**Exercise task**: Exactly as written, write out the lines below from the first to the one containing "angles = list(range(0, 360, 10))", inclusive. Pictures do not belong in the copy.

▽

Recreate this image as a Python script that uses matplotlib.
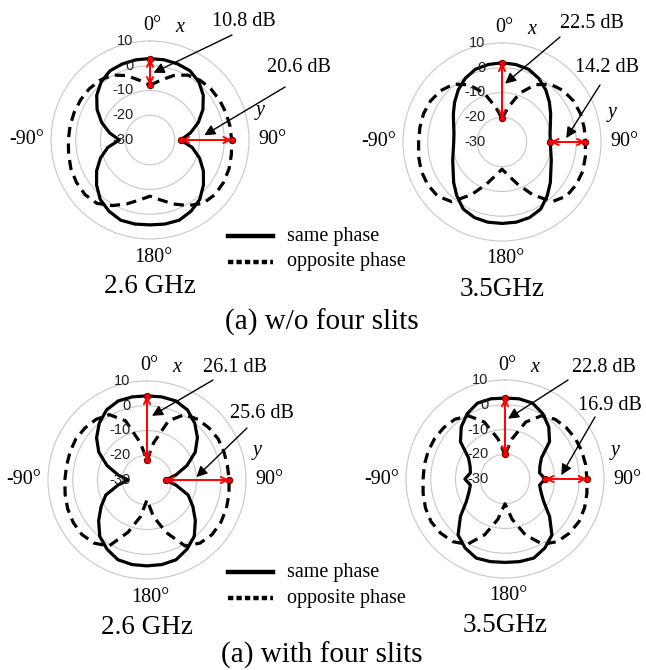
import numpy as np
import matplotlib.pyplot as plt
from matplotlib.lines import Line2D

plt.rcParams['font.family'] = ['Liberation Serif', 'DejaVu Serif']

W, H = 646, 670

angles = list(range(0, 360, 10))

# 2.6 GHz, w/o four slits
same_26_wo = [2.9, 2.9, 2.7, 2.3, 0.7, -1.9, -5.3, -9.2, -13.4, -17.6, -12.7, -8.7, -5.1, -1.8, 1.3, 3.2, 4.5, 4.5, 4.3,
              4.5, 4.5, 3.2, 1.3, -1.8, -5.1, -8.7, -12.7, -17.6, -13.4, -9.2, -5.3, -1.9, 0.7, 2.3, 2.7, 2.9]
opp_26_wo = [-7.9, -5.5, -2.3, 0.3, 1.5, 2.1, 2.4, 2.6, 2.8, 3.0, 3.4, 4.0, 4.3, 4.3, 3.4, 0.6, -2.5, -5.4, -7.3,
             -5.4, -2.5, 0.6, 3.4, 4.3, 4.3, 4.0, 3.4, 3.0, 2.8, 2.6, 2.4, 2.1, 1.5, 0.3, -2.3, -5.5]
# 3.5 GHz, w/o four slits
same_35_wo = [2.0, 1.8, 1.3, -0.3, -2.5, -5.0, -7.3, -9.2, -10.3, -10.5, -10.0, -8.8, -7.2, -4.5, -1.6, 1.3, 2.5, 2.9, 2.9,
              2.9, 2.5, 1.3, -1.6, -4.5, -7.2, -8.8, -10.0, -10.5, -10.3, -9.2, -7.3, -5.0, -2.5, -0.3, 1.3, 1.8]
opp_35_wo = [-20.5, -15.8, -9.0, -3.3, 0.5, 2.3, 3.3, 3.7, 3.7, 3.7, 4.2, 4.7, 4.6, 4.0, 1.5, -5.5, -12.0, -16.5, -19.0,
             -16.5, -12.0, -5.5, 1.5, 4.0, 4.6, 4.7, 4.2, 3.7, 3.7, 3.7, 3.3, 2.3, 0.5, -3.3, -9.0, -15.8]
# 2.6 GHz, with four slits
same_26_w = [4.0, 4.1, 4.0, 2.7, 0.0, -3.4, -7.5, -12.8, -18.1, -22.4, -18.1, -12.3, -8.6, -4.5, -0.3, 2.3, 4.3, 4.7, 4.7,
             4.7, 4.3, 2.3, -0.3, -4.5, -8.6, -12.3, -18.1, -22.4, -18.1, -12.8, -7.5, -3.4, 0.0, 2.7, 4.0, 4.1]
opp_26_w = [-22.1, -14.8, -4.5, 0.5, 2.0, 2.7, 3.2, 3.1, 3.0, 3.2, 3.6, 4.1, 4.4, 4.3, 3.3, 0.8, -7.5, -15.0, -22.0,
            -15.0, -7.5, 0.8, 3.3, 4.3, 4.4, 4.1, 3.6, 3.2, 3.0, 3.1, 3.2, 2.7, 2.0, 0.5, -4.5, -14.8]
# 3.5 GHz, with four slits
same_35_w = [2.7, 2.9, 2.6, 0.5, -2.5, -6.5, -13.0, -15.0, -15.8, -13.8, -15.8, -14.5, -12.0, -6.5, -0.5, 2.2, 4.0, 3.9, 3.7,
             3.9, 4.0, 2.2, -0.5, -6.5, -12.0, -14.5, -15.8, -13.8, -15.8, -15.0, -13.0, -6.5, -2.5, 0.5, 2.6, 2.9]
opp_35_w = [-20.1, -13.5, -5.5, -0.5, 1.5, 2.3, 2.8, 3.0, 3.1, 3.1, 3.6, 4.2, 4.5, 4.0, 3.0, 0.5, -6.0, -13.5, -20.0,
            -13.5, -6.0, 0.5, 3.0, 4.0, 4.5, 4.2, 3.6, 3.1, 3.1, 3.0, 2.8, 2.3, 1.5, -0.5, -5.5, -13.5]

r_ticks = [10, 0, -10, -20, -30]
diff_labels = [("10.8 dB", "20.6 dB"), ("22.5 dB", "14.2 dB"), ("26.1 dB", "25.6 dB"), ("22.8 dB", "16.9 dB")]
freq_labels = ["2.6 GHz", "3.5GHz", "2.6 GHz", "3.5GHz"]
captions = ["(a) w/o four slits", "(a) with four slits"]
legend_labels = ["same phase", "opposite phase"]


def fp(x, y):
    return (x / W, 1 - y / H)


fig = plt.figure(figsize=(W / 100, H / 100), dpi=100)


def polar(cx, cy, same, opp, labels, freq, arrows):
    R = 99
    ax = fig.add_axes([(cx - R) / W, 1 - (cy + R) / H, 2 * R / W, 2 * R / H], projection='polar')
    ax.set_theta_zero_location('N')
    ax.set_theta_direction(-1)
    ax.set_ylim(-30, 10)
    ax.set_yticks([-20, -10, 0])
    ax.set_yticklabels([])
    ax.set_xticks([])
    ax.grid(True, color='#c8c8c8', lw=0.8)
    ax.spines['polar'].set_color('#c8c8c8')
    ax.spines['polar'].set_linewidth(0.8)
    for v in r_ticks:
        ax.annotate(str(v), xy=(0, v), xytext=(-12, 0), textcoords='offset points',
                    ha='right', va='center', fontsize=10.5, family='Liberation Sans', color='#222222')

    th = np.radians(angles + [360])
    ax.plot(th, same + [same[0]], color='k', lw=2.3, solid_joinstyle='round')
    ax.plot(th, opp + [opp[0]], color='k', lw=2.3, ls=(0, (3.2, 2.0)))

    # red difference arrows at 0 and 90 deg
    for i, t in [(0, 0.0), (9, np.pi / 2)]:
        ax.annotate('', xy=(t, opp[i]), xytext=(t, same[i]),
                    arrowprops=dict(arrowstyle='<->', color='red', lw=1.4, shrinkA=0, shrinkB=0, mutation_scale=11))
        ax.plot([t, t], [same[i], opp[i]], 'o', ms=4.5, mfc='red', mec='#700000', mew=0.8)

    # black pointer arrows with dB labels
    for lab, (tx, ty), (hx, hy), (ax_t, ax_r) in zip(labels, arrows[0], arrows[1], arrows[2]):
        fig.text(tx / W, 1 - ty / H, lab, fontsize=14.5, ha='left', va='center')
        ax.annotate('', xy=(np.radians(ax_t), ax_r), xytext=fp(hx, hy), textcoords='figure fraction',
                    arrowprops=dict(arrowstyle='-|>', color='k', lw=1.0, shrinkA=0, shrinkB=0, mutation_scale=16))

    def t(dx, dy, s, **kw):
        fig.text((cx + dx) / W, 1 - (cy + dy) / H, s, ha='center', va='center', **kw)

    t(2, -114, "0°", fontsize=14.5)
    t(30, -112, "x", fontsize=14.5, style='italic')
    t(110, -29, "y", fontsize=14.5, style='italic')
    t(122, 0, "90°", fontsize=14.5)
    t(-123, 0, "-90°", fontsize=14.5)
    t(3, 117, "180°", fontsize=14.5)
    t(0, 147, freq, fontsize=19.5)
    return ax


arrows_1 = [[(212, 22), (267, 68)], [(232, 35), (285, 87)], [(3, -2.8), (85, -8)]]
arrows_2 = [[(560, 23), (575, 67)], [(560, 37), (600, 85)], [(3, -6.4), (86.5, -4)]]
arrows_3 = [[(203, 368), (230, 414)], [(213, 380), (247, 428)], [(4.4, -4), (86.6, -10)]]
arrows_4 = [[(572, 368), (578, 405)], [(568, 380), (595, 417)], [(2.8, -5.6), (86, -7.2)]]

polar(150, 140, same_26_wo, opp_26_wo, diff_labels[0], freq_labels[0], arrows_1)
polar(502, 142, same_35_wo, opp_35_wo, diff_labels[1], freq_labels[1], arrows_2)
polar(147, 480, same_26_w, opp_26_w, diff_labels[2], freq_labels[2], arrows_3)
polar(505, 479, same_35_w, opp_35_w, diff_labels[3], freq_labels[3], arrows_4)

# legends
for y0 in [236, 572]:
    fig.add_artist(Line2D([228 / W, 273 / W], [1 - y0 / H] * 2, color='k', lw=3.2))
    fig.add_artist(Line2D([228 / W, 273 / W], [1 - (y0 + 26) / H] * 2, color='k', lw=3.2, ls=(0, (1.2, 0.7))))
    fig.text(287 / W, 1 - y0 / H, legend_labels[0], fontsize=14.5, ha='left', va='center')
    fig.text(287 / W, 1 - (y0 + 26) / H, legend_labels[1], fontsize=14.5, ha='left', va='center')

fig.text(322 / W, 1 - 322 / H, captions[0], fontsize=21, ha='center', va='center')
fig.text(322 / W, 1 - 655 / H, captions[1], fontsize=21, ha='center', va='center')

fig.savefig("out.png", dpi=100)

△

**Exercise answer**:
Recreate this image as a Python script that uses matplotlib.
import numpy as np
import matplotlib.pyplot as plt
from matplotlib.lines import Line2D

plt.rcParams['font.family'] = ['Liberation Serif', 'DejaVu Serif']

W, H = 646, 670

angles = list(range(0, 360, 10))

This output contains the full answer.